Guter Journalismus muss auch verfügbar sein
Wenn im TV nur noch das staatliche Fernsehprogramm läuft, es keine oppositionellem Zeitungen mehr gibt und Demonstrant*innen von der Straße gejagt werden – dann bleibt noch das Internet. Es bietet Zugang zu freien Informationen. Andersdenkende können sich in Blogs und Sozialen Medien ohne Einschränkungen äußern, ausländische Informationsanbieter wie die DW liefern auf Fakten basierende Nachrichten. Die dahinterstehenden journalistischen Werte fußen auf einem offenem und von Diversität geprägtem Weltbild.
Insbesondere in Krisenzeiten, wenn der Bedarf nach objektiven Informationen besonders groß ist, wird Menschen dieses Recht von ihren Regierungen genommen.
Zuletzt wurde in Belarus der Stecker gezogen. Als sich im August nach den Präsidentschaftswahlen Widerstand organisierte, wurden kurzerhand mehr als70 Webseiten im Land gesperrt.
Im Kaschmir mussten die Menschen 213 Tage ohne Internet auskommen, in China und dem Iran sind seit vielen Jahren viele internationale Webseiten blockiert. Darunter auch die Seiten der DW und der BBC.
Die DW versucht, Menschen auf der ganzen Welt den Zugriff auf verlässliche Informationen zu ermöglichen. Teilweise ist hierfür die Umgehung der Zensur notwendig.
Meine Aufgabe als Internet Freedom Specialist in der Abteilung IT and Cybersecurity ist es, die technischen und organisatorischen Voraussetzungen für die Zensurumgehung zu schaffen. Heute reicht es nicht mehr, Informationen anzubieten, sie müssen auch verfügbar gemacht werden.

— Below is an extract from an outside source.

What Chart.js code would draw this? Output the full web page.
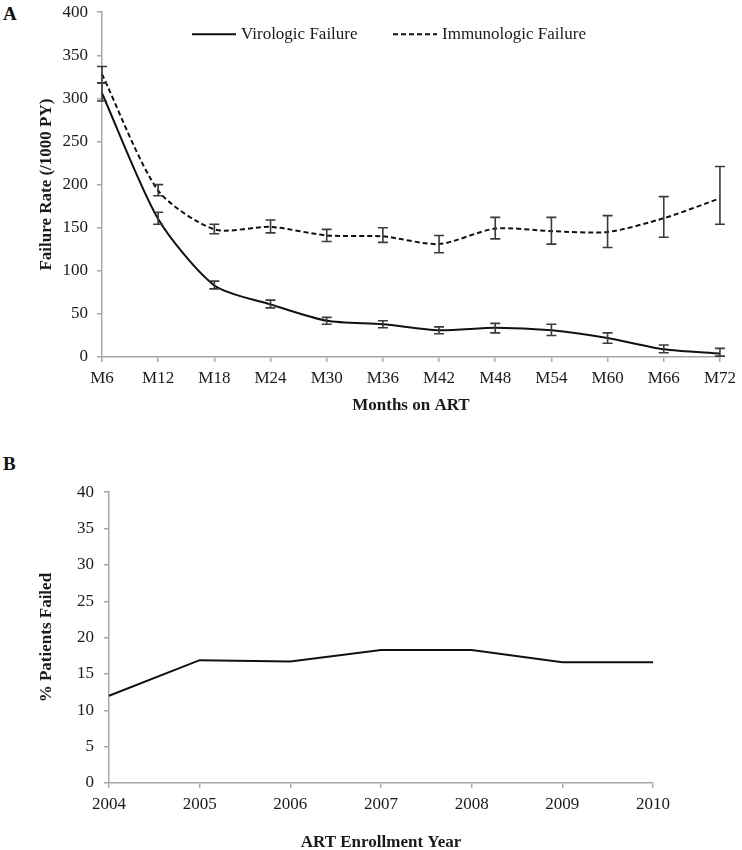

Natürlich kann ich keine Firewalls zerstören, und ich hacke mich nicht in fremde Rechner. Bildlich gesprochen, kann ich aber Leitern verteilen, die das Überwinden von Firewalls ermöglichen. Manchmal gelingt nur ein kurzer Blick über die Mauer, aber oft in vielen Fällen kann der User über sie hinwegklettern.
In den vergangenen Monaten haben in Belarus zeitweise bis zu einem Drittel aller Internetuser ein Zensurumgehungstool genutzt. Im Iran hat es sich fast schon zum Volkssport entwickelt, die besten und neuesten Tools auszuprobieren.
Infolge des Ausbruchs der Corona-Pandemie hat die DW das Informationsangebot zum Thema Covid-19 in den 30 Sendesprachen erheblich ausgeweitet. Damit auch Menschen in Ländern mit Internetzensur auf dieses zugreifen können, haben wir mit einer technischen Lösung den Zugriff speziell zu den Corona-Nachrichten vereinfacht.
Technische Zensurumgehung ist in einigen Ländern unsere einzige Möglichkeit, um unser Publikum zu erreichen. Deswegen ist der erstmals von der UN ausgerufene Access to Information Day am 28. September so wichtig. Er rückt das weltweit wachsende Problem der Einschränkung von Informations- und Medienfreiheit in den Fokus und führt denjenigen, die das Recht auf Informationen jeden Tag genießen, dessen Bedeutung vor Augen.